In my other profession and the war I served in, the country relied overwhelmingly on Americans from these same communities to defend us. As Tocqueville discovered when he traveled America two hundred years ago, they are the heart and soul of this country, the foundation of our strength and the primary authors of its essential goodness. They are our inspiration, and I look to them for guidance and strength. No matter their personal circumstances, they believed in this country. They revered its past, but most importantly they believed in its future greatness, a greatness they themselves would create. They never forgot who they were, where they came from, and what is possible in America, a country founded on an idea and not on class, ethnic or sectarian identity. And America must not and will not forget them.

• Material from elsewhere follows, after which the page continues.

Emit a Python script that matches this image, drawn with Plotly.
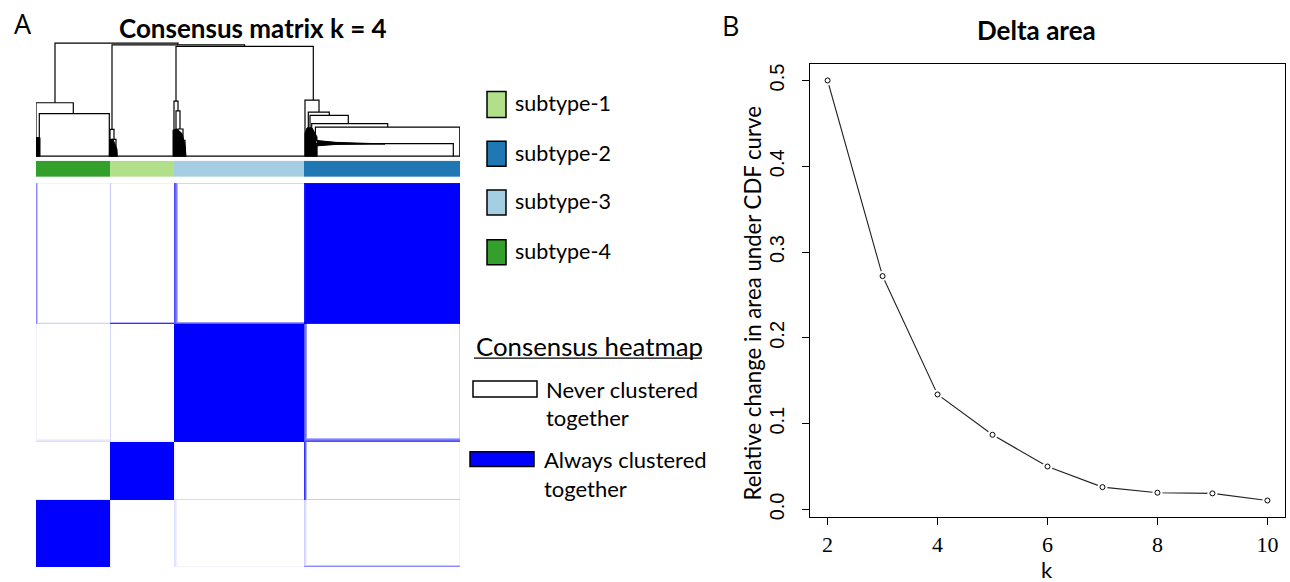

Next week, I'll begin a tour of places in America that do not frequently see a candidate for President. They are places far removed from the prosperity that is enjoyed elsewhere in America. I want to tell people living there that there must not be any forgotten parts of America; any forgotten Americans. Hope in America is not based in delusion, but in the faith that everything is possible in America. The time for pandering and false promises is over. It is time for action. It is time for change, but the right kind of change; change that trusts in the strength of free people and free markets; change that doesn't return to policies that empower government to make our choices for us, but that works to ensure that we have choices to make for ourselves. For we have always trusted Americans to build from the choices they make for themselves, a safer, stronger and more prosperous country than the one they inherited.